Problem to work on -> Exactly repeat the material, dropping every picture from the copy.
### Given information
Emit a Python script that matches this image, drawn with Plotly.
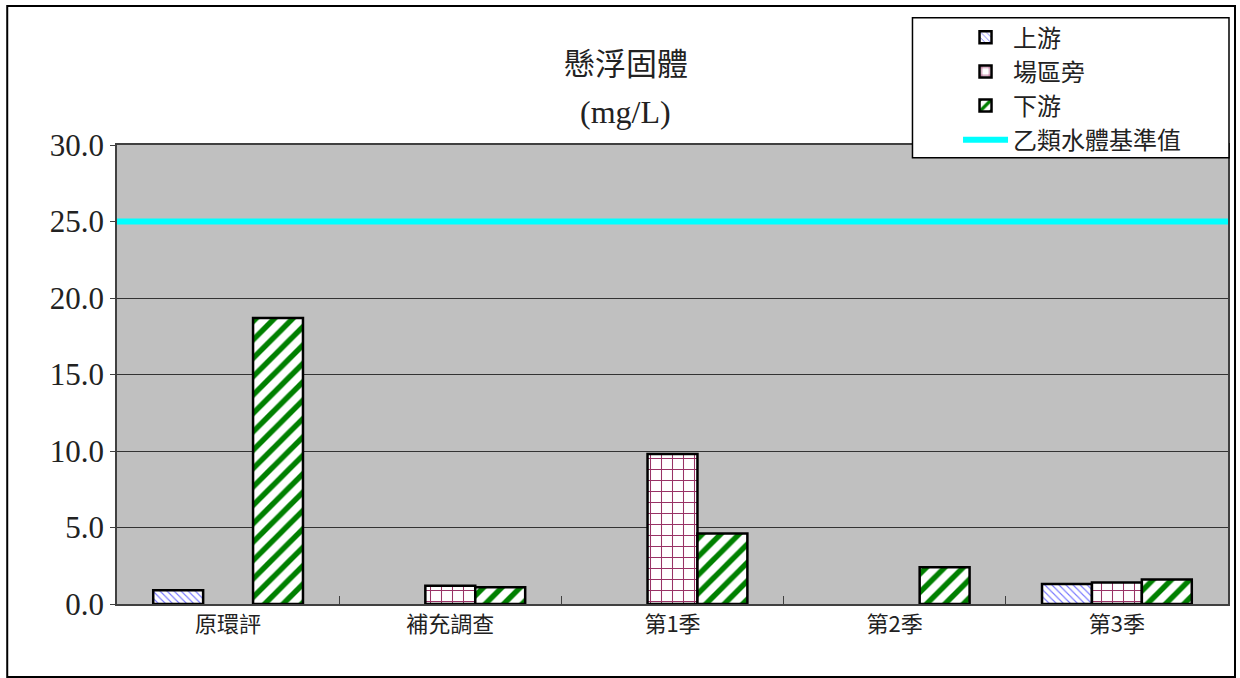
import plotly.graph_objects as go

categories = ["原環評", "補充調查", "第1季", "第2季", "第3季"]
upstream = [0.9, None, None, None, 1.3]
site_side = [None, 1.2, 9.8, None, 1.4]
downstream = [18.7, 1.1, 4.6, 2.4, 1.6]
standard_value = 25.0
y_ticks = [0, 5, 10, 15, 20, 25, 30]

serif = "Liberation Serif, Times New Roman, serif"
cjk = "Noto Sans CJK TC, sans-serif"

fig = go.Figure()

fig.add_trace(go.Bar(
    x=categories, y=upstream, name="上游",
    marker=dict(color="white", line=dict(color="black", width=2.5),
                pattern=dict(shape="\\", fgcolor="#7777FF", bgcolor="white", size=5,
                             solidity=0.22, fgopacity=1, fillmode="replace")),
))
fig.add_trace(go.Bar(
    x=categories, y=site_side, name="場區旁",
    marker=dict(color="white", line=dict(color="black", width=2.5),
                pattern=dict(shape="+", fgcolor="#993366", bgcolor="white", size=11,
                             solidity=0.18, fgopacity=1, fillmode="replace")),
))
fig.add_trace(go.Bar(
    x=categories, y=downstream, name="下游",
    marker=dict(color="white", line=dict(color="black", width=2.5),
                pattern=dict(shape="/", fgcolor="#008000", bgcolor="white", size=13,
                             solidity=0.42, fgopacity=1, fillmode="replace")),
))
fig.add_trace(go.Scatter(
    x=list(range(len(categories))), y=[standard_value] * len(categories),
    name="乙類水體基準值", mode="lines", xaxis="x2",
    line=dict(color="#00FFFF", width=6),
))

fig.update_layout(
    width=1240, height=678,
    margin=dict(l=117, r=10, t=145, b=74),
    paper_bgcolor="white",
    plot_bgcolor="#C0C0C0",
    barmode="group",
    bargap=0.326,
    bargroupgap=0,
    showlegend=True,
    legend=dict(
        x=0.757, y=1.283, xanchor="left", yanchor="top",
        bgcolor="rgba(0,0,0,0)", borderwidth=0,
        font=dict(family=cjk, size=24, color="#222"),
        tracegroupgap=0, itemwidth=45,
    ),
    xaxis=dict(
        type="category",
        tickfont=dict(family=cjk, size=22, color="#222"),
        showline=True, linecolor="#404040", linewidth=1.5, mirror=True,
        ticks="inside", tickson="boundaries", ticklen=8, tickcolor="#404040",
        showgrid=False,
    ),
    xaxis2=dict(
        overlaying="x", range=[0, len(categories) - 1], visible=False,
    ),
    yaxis=dict(
        range=[0, 30], tickvals=y_ticks,
        ticktext=[f"{v:.1f}" for v in y_ticks],
        tickfont=dict(family=serif, size=31, color="#222"),
        showline=True, linecolor="#404040", linewidth=1.5, mirror=True,
        ticks="outside", ticklen=5, tickcolor="#404040",
        showgrid=True, gridcolor="#333333", gridwidth=1,
        zeroline=False,
    ),
    annotations=[
        dict(text="懸浮固體", x=0.458, y=1.181, xref="paper", yref="paper",
             xanchor="center", yanchor="middle",
             showarrow=False, font=dict(family=cjk, size=31, color="#222")),
        dict(text="(mg/L)", x=0.458, y=1.072, xref="paper", yref="paper",
             xanchor="center", yanchor="middle",
             showarrow=False, font=dict(family=serif, size=32, color="#222")),
    ],
    shapes=[
        dict(type="rect", xref="paper", yref="paper",
             x0=-0.0988, x1=1.0063, y0=-0.159, y1=1.303,
             line=dict(color="black", width=2), fillcolor="rgba(0,0,0,0)", layer="below"),
        dict(type="rect", xref="paper", yref="paper",
             x0=0.716, x1=1.0009, y0=0.972, y1=1.277,
             line=dict(color="black", width=1.5), fillcolor="white", layer="above"),
    ],
)

fig.write_html("out.html")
######
The response ->
Emit a Python script that matches this image, drawn with Plotly.
import plotly.graph_objects as go

categories = ["原環評", "補充調查", "第1季", "第2季", "第3季"]
upstream = [0.9, None, None, None, 1.3]
site_side = [None, 1.2, 9.8, None, 1.4]
downstream = [18.7, 1.1, 4.6, 2.4, 1.6]
standard_value = 25.0
y_ticks = [0, 5, 10, 15, 20, 25, 30]

serif = "Liberation Serif, Times New Roman, serif"
cjk = "Noto Sans CJK TC, sans-serif"

fig = go.Figure()

fig.add_trace(go.Bar(
    x=categories, y=upstream, name="上游",
    marker=dict(color="white", line=dict(color="black", width=2.5),
                pattern=dict(shape="\\", fgcolor="#7777FF", bgcolor="white", size=5,
                             solidity=0.22, fgopacity=1, fillmode="replace")),
))
fig.add_trace(go.Bar(
    x=categories, y=site_side, name="場區旁",
    marker=dict(color="white", line=dict(color="black", width=2.5),
                pattern=dict(shape="+", fgcolor="#993366", bgcolor="white", size=11,
                             solidity=0.18, fgopacity=1, fillmode="replace")),
))
fig.add_trace(go.Bar(
    x=categories, y=downstream, name="下游",
    marker=dict(color="white", line=dict(color="black", width=2.5),
                pattern=dict(shape="/", fgcolor="#008000", bgcolor="white", size=13,
                             solidity=0.42, fgopacity=1, fillmode="replace")),
))
fig.add_trace(go.Scatter(
    x=list(range(len(categories))), y=[standard_value] * len(categories),
    name="乙類水體基準值", mode="lines", xaxis="x2",
    line=dict(color="#00FFFF", width=6),
))

fig.update_layout(
    width=1240, height=678,
    margin=dict(l=117, r=10, t=145, b=74),
    paper_bgcolor="white",
    plot_bgcolor="#C0C0C0",
    barmode="group",
    bargap=0.326,
    bargroupgap=0,
    showlegend=True,
    legend=dict(
        x=0.757, y=1.283, xanchor="left", yanchor="top",
        bgcolor="rgba(0,0,0,0)", borderwidth=0,
        font=dict(family=cjk, size=24, color="#222"),
        tracegroupgap=0, itemwidth=45,
    ),
    xaxis=dict(
        type="category",
        tickfont=dict(family=cjk, size=22, color="#222"),
        showline=True, linecolor="#404040", linewidth=1.5, mirror=True,
        ticks="inside", tickson="boundaries", ticklen=8, tickcolor="#404040",
        showgrid=False,
    ),
    xaxis2=dict(
        overlaying="x", range=[0, len(categories) - 1], visible=False,
    ),
    yaxis=dict(
        range=[0, 30], tickvals=y_ticks,
        ticktext=[f"{v:.1f}" for v in y_ticks],
        tickfont=dict(family=serif, size=31, color="#222"),
        showline=True, linecolor="#404040", linewidth=1.5, mirror=True,
        ticks="outside", ticklen=5, tickcolor="#404040",
        showgrid=True, gridcolor="#333333", gridwidth=1,
        zeroline=False,
    ),
    annotations=[
        dict(text="懸浮固體", x=0.458, y=1.181, xref="paper", yref="paper",
             xanchor="center", yanchor="middle",
             showarrow=False, font=dict(family=cjk, size=31, color="#222")),
        dict(text="(mg/L)", x=0.458, y=1.072, xref="paper", yref="paper",
             xanchor="center", yanchor="middle",
             showarrow=False, font=dict(family=serif, size=32, color="#222")),
    ],
    shapes=[
        dict(type="rect", xref="paper", yref="paper",
             x0=-0.0988, x1=1.0063, y0=-0.159, y1=1.303,
             line=dict(color="black", width=2), fillcolor="rgba(0,0,0,0)", layer="below"),
        dict(type="rect", xref="paper", yref="paper",
             x0=0.716, x1=1.0009, y0=0.972, y1=1.277,
             line=dict(color="black", width=1.5), fillcolor="white", layer="above"),
    ],
)

fig.write_html("out.html")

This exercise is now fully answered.